PROVIDED DATA:
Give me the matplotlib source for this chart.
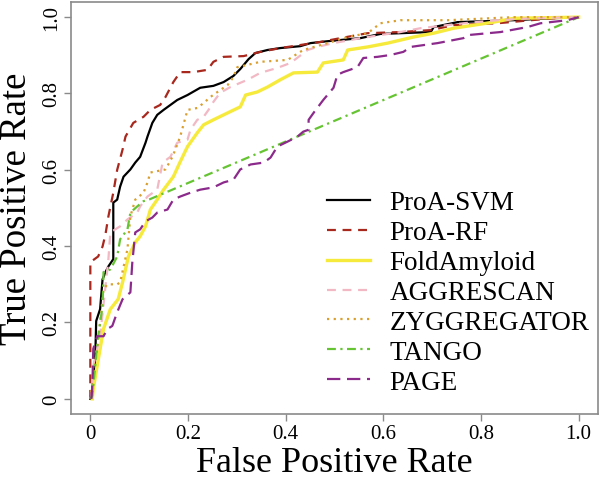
import matplotlib
matplotlib.use('Agg')
import matplotlib.pyplot as plt

plt.rcParams['font.family'] = ['Liberation Serif', 'DejaVu Serif']

# ROC curves (FPR, TPR)
svm_fpr = [0, 0.004, 0.010, 0.012, 0.020, 0.025, 0.031, 0.037, 0.047, 0.047, 0.055, 0.061, 0.068,
           0.082, 0.092, 0.102, 0.113, 0.117, 0.127, 0.137, 0.150, 0.164, 0.178, 0.199, 0.225,
           0.252, 0.273, 0.293, 0.307, 0.324, 0.338, 0.363, 0.389, 0.430, 0.451, 0.486, 0.553,
           0.594, 0.697, 0.703, 0.752, 0.867, 0.943, 1.0]
svm_tpr = [0, 0.026, 0.104, 0.204, 0.235, 0.313, 0.332, 0.347, 0.366, 0.514, 0.522, 0.556, 0.582,
           0.601, 0.619, 0.634, 0.671, 0.687, 0.723, 0.744, 0.757, 0.770, 0.783, 0.796, 0.815,
           0.820, 0.830, 0.846, 0.864, 0.890, 0.906, 0.914, 0.919, 0.924, 0.932, 0.937, 0.945,
           0.956, 0.961, 0.974, 0.987, 0.992, 0.997, 1.0]

rf_fpr = [0, 0, 0.016, 0.025, 0.031, 0.037, 0.047, 0.055, 0.066, 0.072, 0.088, 0.109, 0.123,
          0.143, 0.154, 0.170, 0.184, 0.211, 0.240, 0.252, 0.273, 0.314, 0.348, 0.389, 0.430,
          0.471, 0.512, 0.568, 0.635, 0.697, 0.744, 0.834, 0.902, 0.949, 1.0]
rf_tpr = [0, 0.358, 0.373, 0.399, 0.431, 0.478, 0.540, 0.600, 0.653, 0.687, 0.723, 0.739, 0.757,
          0.770, 0.791, 0.830, 0.856, 0.856, 0.862, 0.883, 0.896, 0.898, 0.909, 0.919, 0.927,
          0.935, 0.945, 0.958, 0.961, 0.966, 0.979, 0.984, 0.992, 0.997, 1.0]

fold_fpr = [0.004, 0.006, 0.014, 0.027, 0.041, 0.057, 0.066, 0.078, 0.092, 0.102, 0.113, 0.123,
            0.137, 0.150, 0.170, 0.184, 0.199, 0.219, 0.232, 0.252, 0.281, 0.307, 0.318, 0.342,
            0.363, 0.389, 0.416, 0.465, 0.477, 0.518, 0.527, 0.568, 0.609, 0.662, 0.703, 0.744,
            0.785, 0.826, 0.867, 1.0]
fold_tpr = [0, 0.026, 0.086, 0.183, 0.235, 0.261, 0.305, 0.373, 0.410, 0.426, 0.452, 0.496,
            0.522, 0.548, 0.582, 0.621, 0.661, 0.697, 0.718, 0.731, 0.749, 0.765, 0.796, 0.804,
            0.817, 0.836, 0.854, 0.856, 0.880, 0.888, 0.914, 0.922, 0.932, 0.948, 0.958, 0.971,
            0.979, 0.987, 0.997, 1.0]

aggr_fpr = [0.002, 0.006, 0.020, 0.037, 0.041, 0.061, 0.076, 0.096, 0.102, 0.117, 0.137, 0.148,
            0.164, 0.178, 0.199, 0.205, 0.219, 0.232, 0.242, 0.252, 0.266, 0.287, 0.322, 0.348,
            0.383, 0.410, 0.445, 0.465, 0.498, 0.553, 0.635, 0.676, 0.764, 0.834, 0.902, 1.0]
aggr_tpr = [0, 0.086, 0.164, 0.366, 0.436, 0.452, 0.470, 0.488, 0.504, 0.530, 0.548, 0.619,
            0.634, 0.671, 0.679, 0.705, 0.731, 0.739, 0.757, 0.778, 0.802, 0.817, 0.836, 0.854,
            0.867, 0.880, 0.914, 0.922, 0.932, 0.945, 0.961, 0.971, 0.984, 0.992, 0.997, 1.0]

zyg_fpr = [0, 0.010, 0.016, 0.027, 0.035, 0.055, 0.061, 0.076, 0.082, 0.092, 0.109, 0.117, 0.123,
           0.154, 0.168, 0.174, 0.184, 0.199, 0.219, 0.232, 0.246, 0.266, 0.281, 0.293, 0.301,
           0.322, 0.348, 0.404, 0.436, 0.486, 0.527, 0.568, 0.594, 0.635, 0.732, 0.867, 1.0]
zyg_tpr = [0, 0.097, 0.149, 0.287, 0.300, 0.300, 0.305, 0.392, 0.478, 0.522, 0.540, 0.567, 0.593,
           0.601, 0.634, 0.653, 0.687, 0.757, 0.762, 0.775, 0.791, 0.809, 0.822, 0.843, 0.869,
           0.875, 0.883, 0.888, 0.914, 0.932, 0.948, 0.958, 0.984, 0.992, 0.992, 1.0, 1.0]

tango_fpr = [0, 0.004, 0.010, 0.016, 0.025, 0.027, 0.041, 0.055, 0.061, 0.076, 0.082, 0.096,
             0.109, 0.120, 1.0]
tango_tpr = [0, 0.008, 0.086, 0.164, 0.243, 0.332, 0.339, 0.373, 0.418, 0.444, 0.488, 0.504,
             0.518, 0.522, 1.0]

page_fpr = [0.002, 0.004, 0.006, 0.014, 0.027, 0.035, 0.045, 0.055, 0.066, 0.082, 0.086, 0.092,
            0.102, 0.113, 0.127, 0.137, 0.158, 0.170, 0.184, 0.205, 0.225, 0.252, 0.273, 0.293,
            0.307, 0.328, 0.355, 0.369, 0.383, 0.404, 0.424, 0.436, 0.447, 0.447, 0.457, 0.477,
            0.498, 0.506, 0.518, 0.547, 0.559, 0.588, 0.615, 0.641, 0.656, 0.711, 0.764, 0.773,
            0.840, 0.895, 0.922, 0.977, 1.0]
page_tpr = [0, 0.026, 0.131, 0.164, 0.164, 0.183, 0.191, 0.227, 0.261, 0.279, 0.358, 0.436,
            0.444, 0.465, 0.475, 0.488, 0.496, 0.522, 0.530, 0.540, 0.548, 0.554, 0.567, 0.574,
            0.601, 0.614, 0.619, 0.632, 0.661, 0.674, 0.687, 0.700, 0.705, 0.731, 0.749, 0.783,
            0.815, 0.849, 0.856, 0.869, 0.893, 0.896, 0.901, 0.909, 0.922, 0.932, 0.945, 0.953,
            0.961, 0.974, 0.984, 0.992, 1.0]

ticks = [0, 0.2, 0.4, 0.6, 0.8, 1.0]
tick_labels = ['0', '0.2', '0.4', '0.6', '0.8', '1.0']

fig = plt.figure(figsize=(6.0, 4.81), dpi=100)
ax = fig.add_axes([0.118, 0.137, 0.879, 0.857])

ax.plot(svm_fpr, svm_tpr, color='black', lw=1.6, label='ProA-SVM')
ax.plot(rf_fpr, rf_tpr, color='#A8281E', lw=1.6, dashes=(4, 3), label='ProA-RF')
ax.plot(fold_fpr, fold_tpr, color='#F6EA3C', lw=2.4, label='FoldAmyloid')
ax.plot(aggr_fpr, aggr_tpr, color='#F2B8C4', lw=1.6, dashes=(4, 3), label='AGGRESCAN')
ax.plot(zyg_fpr, zyg_tpr, color='#D9A030', lw=1.6, dashes=(1, 2), label='ZYGGREGATOR')
ax.plot(tango_fpr, tango_tpr, color='#66C433', lw=1.6, dashes=(4, 2, 1, 2), label='TANGO')
ax.plot(page_fpr, page_tpr, color='#8B2A8B', lw=1.6, dashes=(6, 3), label='PAGE')

ax.set_xlim(-0.04, 1.04)
ax.set_ylim(-0.04, 1.04)
ax.set_xticks(ticks)
ax.set_xticklabels(tick_labels)
ax.set_yticks(ticks)
ax.set_yticklabels(tick_labels, rotation=90, va='center')

for s in ax.spines.values():
    s.set_color('#8a8a8a')
    s.set_linewidth(1.2)
ax.tick_params(direction='out', length=5, width=1, color='#8a8a8a', labelsize=15, pad=2)

ax.set_xlabel('False Positive Rate', fontsize=26, va='baseline')
ax.xaxis.set_label_coords(0.5, -0.138)
ax.set_ylabel('True Positive Rate', fontsize=26.5, va='baseline')
ax.yaxis.set_label_coords(-0.085, 0.5)

ax.legend(loc='upper left', bbox_to_anchor=(0.545, 0.602), bbox_transform=fig.transFigure,
          frameon=False, fontsize=19.5, handlelength=1.6, handletextpad=0.7,
          labelspacing=0.18, borderpad=0, borderaxespad=0)

plt.savefig('out.png', dpi=100)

STATED PROBLEM: Everything from the top line of the data down to and including the line with "plt.rcParams['font.family'] = ['Liberation" is to be copied, except the pictures.

ANSWER TO THIS EXERCISE:
Give me the matplotlib source for this chart.
import matplotlib
matplotlib.use('Agg')
import matplotlib.pyplot as plt

plt.rcParams['font.family'] = ['Liberation Serif', 'DejaVu Serif']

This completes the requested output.